What about the intervention?
Basically patients were randomised to cricoid pressure or to sham pressure where the operator put their hands in position but did not press down. Paralysis was almost always achieved with suxamethonium, but other elements of induction such as opiates and induction agent were left to the discretion of the anaesthetist.
The primary outcome was evidence of aspiration either at the time of laryngoscopy or on subsequent tracheal aspiration.
What about the results?
The primary outcome of aspiration was no different in the two groups; 0.6% in the cricoid group and 0.5% in the sham group. On the authors statistical analysis they argue that they failed to demonstrate the noninferiority of the sham procedure. However, the trial recruitment targets were based on an estimated prevalence of aspiration of 2.8% which is far higher.
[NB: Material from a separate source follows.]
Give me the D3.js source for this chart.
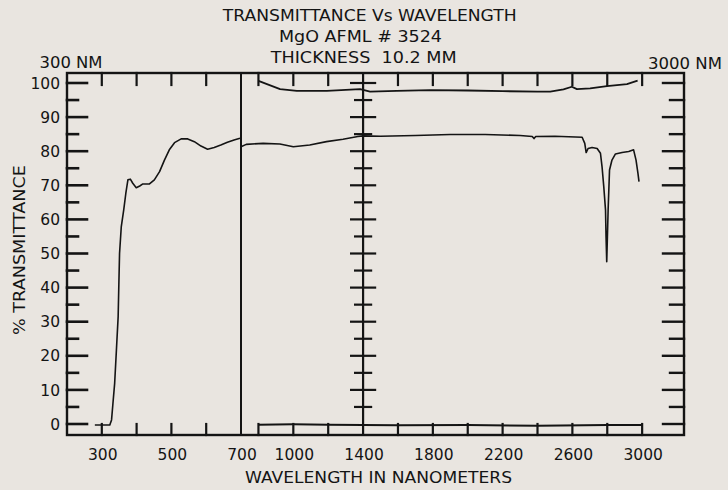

The effect of this lower prevalence in the study means that the study is effectively underpowered to detect the inferiority margins (a 50% difference) that the authors sought. Indeed the potential differences the authors were considering were actually quite large even with a 2.8% prediction of aspiration rate.
So we have ended up with an underpowered trial and thus it is tempting to dismiss the results, but perhaps we should think again. The results tell us that the incidence of aspiration is actually very low, and that there does not appear to be any signal that cricoid affects the incidence of aspiration. If you are interested in this sort of thing you can use an online stats calculator to work out what the sample size required would be for a study that assumed an aspiration rate of 0.5% and which sought to investigate a non-inferiority rate of 1.5x the expected (a difference they sought in this study). I’ll save you the trouble and tell you that my estimate is that it’s roughly a trial recruiting about 34,000 patients, so 9-10 times the number of patients in this study5.
If you are feeling particularly nerdy then you might ask yourself what the confidence intervals around the rate of aspiration are across the whole cohort. This is a bit naughty as a post hoc thought, but if we consider the overall rate of aspiration in this study to be 19 patients in 3472 studied then the event rate overall is 0.55% and the confidence intervals go from 0.3% to 0.8%. So basically this is a pretty rare event and thus any intervention that you are going to use to affect the overall rate is going to have a very large NNT unless it is incredibly effective, which on the results of this trial seem highly unlikely.
That’s the primary outcome, but what about the secondary outcomes? They also looked at difficulty, laryngoscopy and intubation times and in this respect there were arguably advantages to the sham technique, but the importance of these clinically is probably not that great.
You should also look at other reviews of this paper that place the results in context.
- JAMA Surgery Editorial by Samuel Tisherman6
- The case of the inferior superiority on EMCRIT with Rory Spiegal7
What’s the clinical bottom line?
On the basis of this and other trials there is no compelling evidence for the use of cricoid pressure in operating department patients, but there is no real evidence of serious harm either. It looks likely that laryngoscopy may be easier without it in place.
So on balance, and arguably not on the strongest of evidence cricoid pressure is probably not doing a great deal in this group of patients. However, there are groups of patients in whom this evidence clearly does not apply, the pregnant, the paediatric, and perhaps those in whom regurgitation is extremely likely such as small bowel obstruction. In those cases I’ll take the judgement of an expert anaethetist every time. We must always be cautious in extending the evidence beyond the patient populations it was created with.
Specifically for us in the ED we don’t know whether we can directly transfer that opinion yo our patients. However, other studies, albeit smaller and less rigorous ones also question the effectiveness of cricoid in emergency patients8–11. In Virchester I’ll carry on not using it in most cases, but I accept that this is an evidence light decision.